Keep your loved ones close. An event like this can help many realize the importance of the role that those around them have in their lives. Maintaining contact with friends and family can assure you in times of anxiety. Let them know you love them. Having these people around as a support base can help you as well, especially when you feel scared and alone.
Know when others need help. Once you've become stable yourself, approach others. Everyone has the capacity to be affected by an event like this. Don't undermine someone because they "don't understand" or they "aren't nearly as affected as [you] are." Invalidation makes things worse. Because someone may not be a part of the community affected, does not mean that they don't have a right to grieve and live in fear. Times like these are when we need unity most. We need to work with each other and find a solution as people, rather than individually. Help others and notice their behaviours. Changes in sleeping habits, social anxiety, eating habits, and mood swings can be signs of distress when it comes to mass violence. Lend a hand, regardless of where one comes from. They are people too.
Talk about it. Keeping everything bottled up inside can cause even more distress as time goes by. Realize that there are hundreds, thousands, even millions of people who feel the same fear as you do. Express your feelings. Discuss with a parent, a friend, or another trusted love one about how you feel.

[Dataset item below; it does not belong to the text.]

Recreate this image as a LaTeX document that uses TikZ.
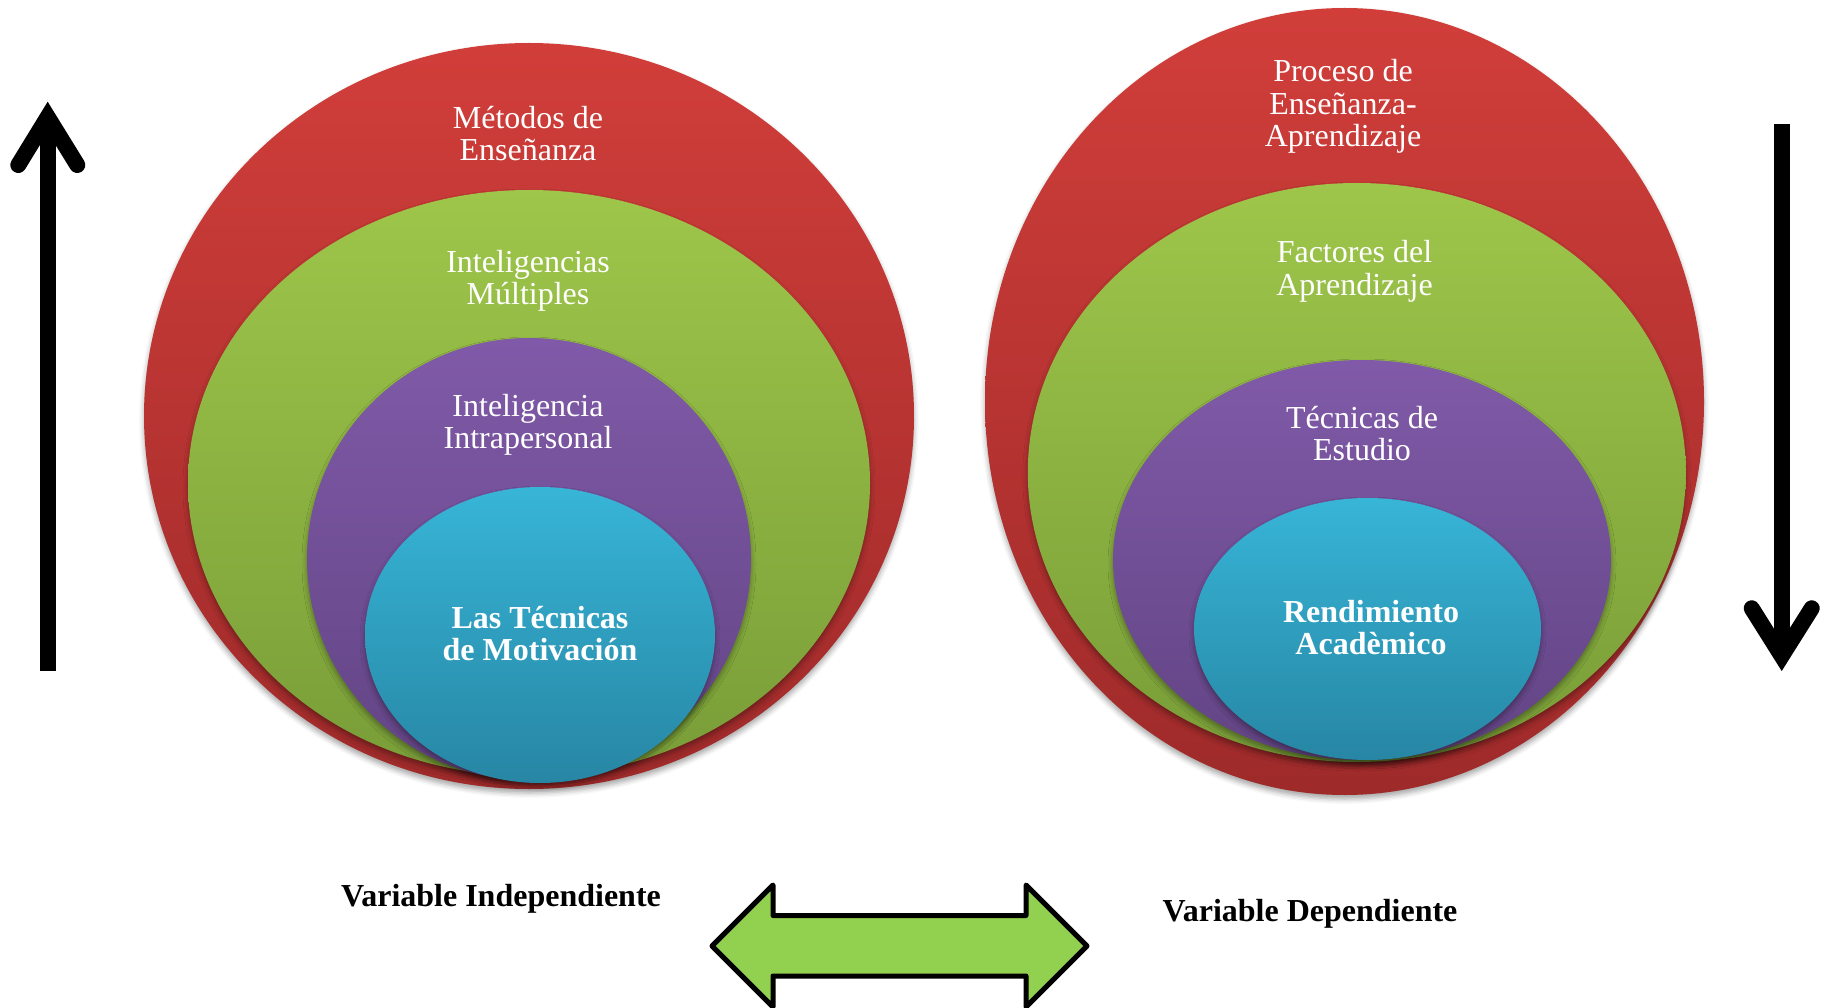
\documentclass[tikz,border=0pt]{standalone}
\usepackage{fontspec}
\setmainfont{Liberation Serif}
\usetikzlibrary{shapes.geometric,shadows.blur}
\newcommand\mylines[1]{\begin{tabular}[t]{@{}c@{}}#1\end{tabular}}
\definecolor{rT}{RGB}{209,62,58}
\definecolor{rB}{RGB}{158,42,42}
\definecolor{gT}{RGB}{158,198,74}
\definecolor{gB}{RGB}{121,157,56}
\definecolor{pT}{RGB}{128,90,168}
\definecolor{pB}{RGB}{98,68,132}
\definecolor{cT}{RGB}{55,181,215}
\definecolor{cB}{RGB}{39,134,164}
\definecolor{arrowgreen}{RGB}{146,208,80}
\tikzset{
  ring/.style={ellipse, inner sep=0pt, draw=none,
    blur shadow={shadow xshift=0pt, shadow yshift=-4pt, shadow blur radius=5pt, shadow opacity=35}},
  redring/.style={ring, top color=rT, bottom color=rB},
  greenring/.style={ring, top color=gT, bottom color=gB},
  purplering/.style={ring, top color=pT, bottom color=pB},
  cyanring/.style={ring, top color=cT, bottom color=cB},
  lbl/.style={anchor=base, inner sep=0pt, text=white, font=\fontsize{32}{32.3}\selectfont},
  lblb/.style={anchor=base, inner sep=0pt, text=white, font=\fontsize{32}{32.3}\selectfont\bfseries},
  vlabel/.style={anchor=base, inner sep=0pt, text=black, font=\fontsize{32}{32}\selectfont\bfseries},
  thickarrow/.style={line width=16pt, black},
  chevron/.style={line width=16pt, black, line cap=round, line join=miter},
  dblarrow/.style={fill=arrowgreen, draw=black, line width=5pt, line join=round}
}
\begin{document}
\begin{tikzpicture}[x=1pt,y=1pt]
\useasboundingbox (0,-1008) rectangle (1826,0);
% left set
\node[redring, minimum width=770pt, minimum height=746pt] (redL) at (529,-416) {};
\node[greenring, minimum width=682pt, minimum height=586pt] (greenL) at (529,-483) {};
\node[purplering, minimum width=444pt, minimum height=442pt] (purpleL) at (529,-559) {};
\node[cyanring, minimum width=350pt, minimum height=296pt] (cyanL) at (540,-635) {};
\node[lbl] (t1) at (528,-128.5) {\mylines{Métodos de\\Enseñanza}};
\node[lbl] (t2) at (528,-272.5) {\mylines{Inteligencias\\Múltiples}};
\node[lbl] (t3) at (528,-416) {\mylines{Inteligencia\\Intrapersonal}};
\node[lblb] (t4) at (540,-628.5) {\mylines{Las Técnicas\\de Motivación}};
% right set
\node[redring, minimum width=719pt, minimum height=787pt] (redR) at (1344.5,-401.5) {};
\node[greenring, minimum width=658pt, minimum height=579pt] (greenR) at (1356.8,-472.5) {};
\node[purplering, minimum width=498pt, minimum height=400pt] (purpleR) at (1362,-560) {};
\node[cyanring, minimum width=347pt, minimum height=262pt] (cyanR) at (1367.5,-629) {};
\node[lbl] (t5) at (1343,-82) {\mylines{Proceso de\\Enseñanza-\\Aprendizaje}};
\node[lbl] (t6) at (1354.5,-263) {\mylines{Factores del\\Aprendizaje}};
\node[lbl] (t7) at (1362,-428) {\mylines{Técnicas de\\Estudio}};
\node[lblb] (t8) at (1371,-622) {\mylines{Rendimiento\\Acadèmico}};
% labels
\node[vlabel] (vi) at (501,-906) {Variable Independiente};
\node[vlabel] (vd) at (1310,-921) {Variable Dependiente};
% up arrow
\coordinate (upbot) at (47.7,-671);
\coordinate (uptip) at (47.7,-117);
\coordinate (upl) at (18.3,-165);
\coordinate (upr) at (77.3,-165);
\draw[thickarrow] (upbot) -- (uptip);
\draw[chevron] (upl) -- (uptip) -- (upr);
% down arrow
\coordinate (dntop) at (1781.7,-124);
\coordinate (dntip) at (1781.7,-656);
\coordinate (dnl) at (1751.7,-608.3);
\coordinate (dnr) at (1811.7,-608.3);
\draw[thickarrow] (dntop) -- (dntip);
\draw[chevron] (dnl) -- (dntip) -- (dnr);
% double arrow
\draw[dblarrow] (712,-946) -- (773,-885) -- (773,-915.5) -- (1026,-915.5) -- (1026,-885)
  -- (1087,-946) -- (1026,-1007) -- (1026,-976) -- (773,-976) -- (773,-1007) -- cycle;
\end{tikzpicture}
\end{document}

Strive for balance. While a terrible event can put a negative view on things, there is a way to look at it differently. Communities come together. Everyone is focused on one thing, and they all have one thing in common: the urge to help. No matter their race, beliefs, gender, or sexuality, people come together to make a difference. Often times after tragic occurrences, people have an itch to fight, to make a difference. The people have power, and changes are more likely to be made. Focusing on community can fight the instinct to panic and spreads love something that the world desperately needs.
Refuse to fall victim. Fear will no doubt cause your ground to shake. Your daily routines will be altered as a result of an event, but that doesn't mean you have to change the way you live. With violence occurring in schools, concerts, movie theatres, homes, etc., there is no way to be completely safe 100% of the time. Going to school, shopping, hanging out with friends: these are daily essentials. These are risks you take every day in order to live with satisfaction. Fear should not overshadow hope and happiness. Continue to live the way you did prior to the event in question, for there is no reason not to. But, do not hesitate to find ways to prevent and lessen those risks.
If you feel like these events are taking a tough toll on your quality of life, do not hesitate to contact a professional. Never feel alone.